O Banco Central, em seu relatório trimestral de inflação, traçou um cenário mais favorável para o país, apesar da turbulência política e do risco de não aprovação da reforma da Previdência. As expectativas são de retomada de crescimento mais acelerado e de inflação abaixo do centro da meta até 2020. De acordo com o texto, o IPCA deve oscilar em torno de 4% nos próximos três anos.

Quando o Banco Central descumpre a meta de inflação, o que deve ter ocorrido no ano passado, ele tem de mandar uma carta ao ministro da Fazenda para dar explicações. Será a primeira vez que um presidente do BC terá de se justificar por entregar uma inflação abaixo do piso desde que o regime de metas foi implantado, em 1999.
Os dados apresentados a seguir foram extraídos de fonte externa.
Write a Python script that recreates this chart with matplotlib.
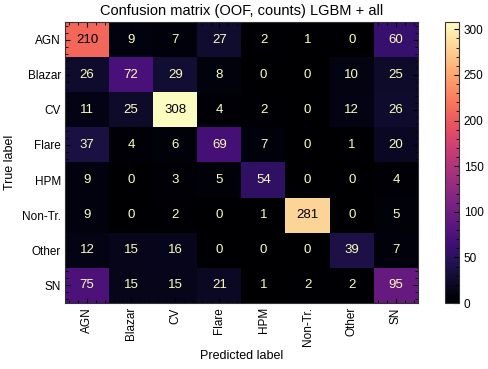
import numpy as np
import matplotlib.pyplot as plt
from matplotlib.ticker import AutoMinorLocator

plt.rcParams['font.family'] = ['Liberation Sans', 'DejaVu Sans']

labels = ['AGN', 'Blazar', 'CV', 'Flare', 'HPM', 'Non-Tr.', 'Other', 'SN']
row_agn = [210, 9, 7, 27, 2, 1, 0, 60]
row_blazar = [26, 72, 29, 8, 0, 0, 10, 25]
row_cv = [11, 25, 308, 4, 2, 0, 12, 26]
row_flare = [37, 4, 6, 69, 7, 0, 1, 20]
row_hpm = [9, 0, 3, 5, 54, 0, 0, 4]
row_nontr = [9, 0, 2, 0, 1, 281, 0, 5]
row_other = [12, 15, 16, 0, 0, 0, 39, 7]
row_sn = [75, 15, 15, 21, 1, 2, 2, 95]

cm = np.array([row_agn, row_blazar, row_cv, row_flare,
               row_hpm, row_nontr, row_other, row_sn])

cmap = plt.get_cmap('magma')
fig = plt.figure(figsize=(4.88, 3.69), dpi=100)
ax = fig.add_axes([65 / 488, 1 - 303 / 369, 353 / 488, 281 / 369])
cax = fig.add_axes([445 / 488, 1 - 303 / 369, 14 / 488, 281 / 369])

im = ax.imshow(cm, cmap=cmap, aspect='auto', vmin=0, vmax=cm.max())
thresh = (cm.max() + cm.min()) / 2
for i in range(cm.shape[0]):
    for j in range(cm.shape[1]):
        color = cmap(0) if cm[i, j] > thresh else cmap(1.0)
        ax.text(j, i, str(cm[i, j]), ha='center', va='center',
                color=color, fontsize=9.5)

ax.set_xticks(range(len(labels)))
ax.set_yticks(range(len(labels)))
ax.set_xticklabels(labels, rotation=90, fontsize=8.5)
ax.set_yticklabels(labels, fontsize=8.5)
ax.xaxis.set_minor_locator(AutoMinorLocator(5))
ax.yaxis.set_minor_locator(AutoMinorLocator(5))
ax.tick_params(which='both', direction='in', top=True, right=True)
ax.tick_params(which='major', length=3.5, pad=3)
ax.tick_params(which='minor', length=2)
ax.set_xlabel('Predicted label', fontsize=9, labelpad=3)
ax.set_ylabel('True label', fontsize=9)
ax.set_title('Confusion matrix (OOF, counts) LGBM + all', fontsize=10.5, pad=5)
for s in ax.spines.values():
    s.set_color('#333333')

cb = fig.colorbar(im, cax=cax)
cb.set_ticks([0, 50, 100, 150, 200, 250, 300])
cb.ax.yaxis.set_minor_locator(AutoMinorLocator(5))
cb.ax.tick_params(which='both', direction='in', labelsize=8.5)
cb.ax.tick_params(which='major', length=3.5)
cb.ax.tick_params(which='minor', length=2)
cb.outline.set_edgecolor('#333333')

fig.savefig('out.png', dpi=100)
Nível de reservatórios em baixa

Com a falta de chuvas e o nível de reservatórios das hidrelétricas baixo, a conta de luz deve continuar apertando o orçamento do brasileiro este ano. Até novembro, enquanto a inflação geral oficial do país acumulava alta de 2,8% em 12 meses, a variação da energia elétrica chegava a quase 10%. Pelas projeções do diretor do Centro Brasileiro de Infraestrutura (CBIE), Adriano Pires, a energia deve acumular em 2017 alta de 10,41% e manter esse patamar de alta em 2018:

— Ano passado, os níveis dos reservatórios ficaram baixos, e o governo teve de ligar as termelétricas, cujo custo de funcionamento é alto, o que levou a muitos meses de cobrança extra nas contas de energia. A tendência é bem parecida para 2018.

Ano passado, o brasileiro teve cobrança extra na conta de luz em nove dos 12 meses: três de nível amarelo, mais brando, e seis de bandeira vermelha, mais cara. Na última sexta-feira, a Agência Nacional de Energia Elétrica (Aneel) anunciou que, este mês, não haverá cobrança extra.

De acordo com o Operador Nacional do Sistema Elétrico, o nível dos reservatórios no Sudeste e Centro-Oeste estava em 21,6% no último dia 28 — inferior aos 33,88% em igual dia de 2016. No Nordeste, o mais castigado, a situação é pior: o volume estava em 12,08%.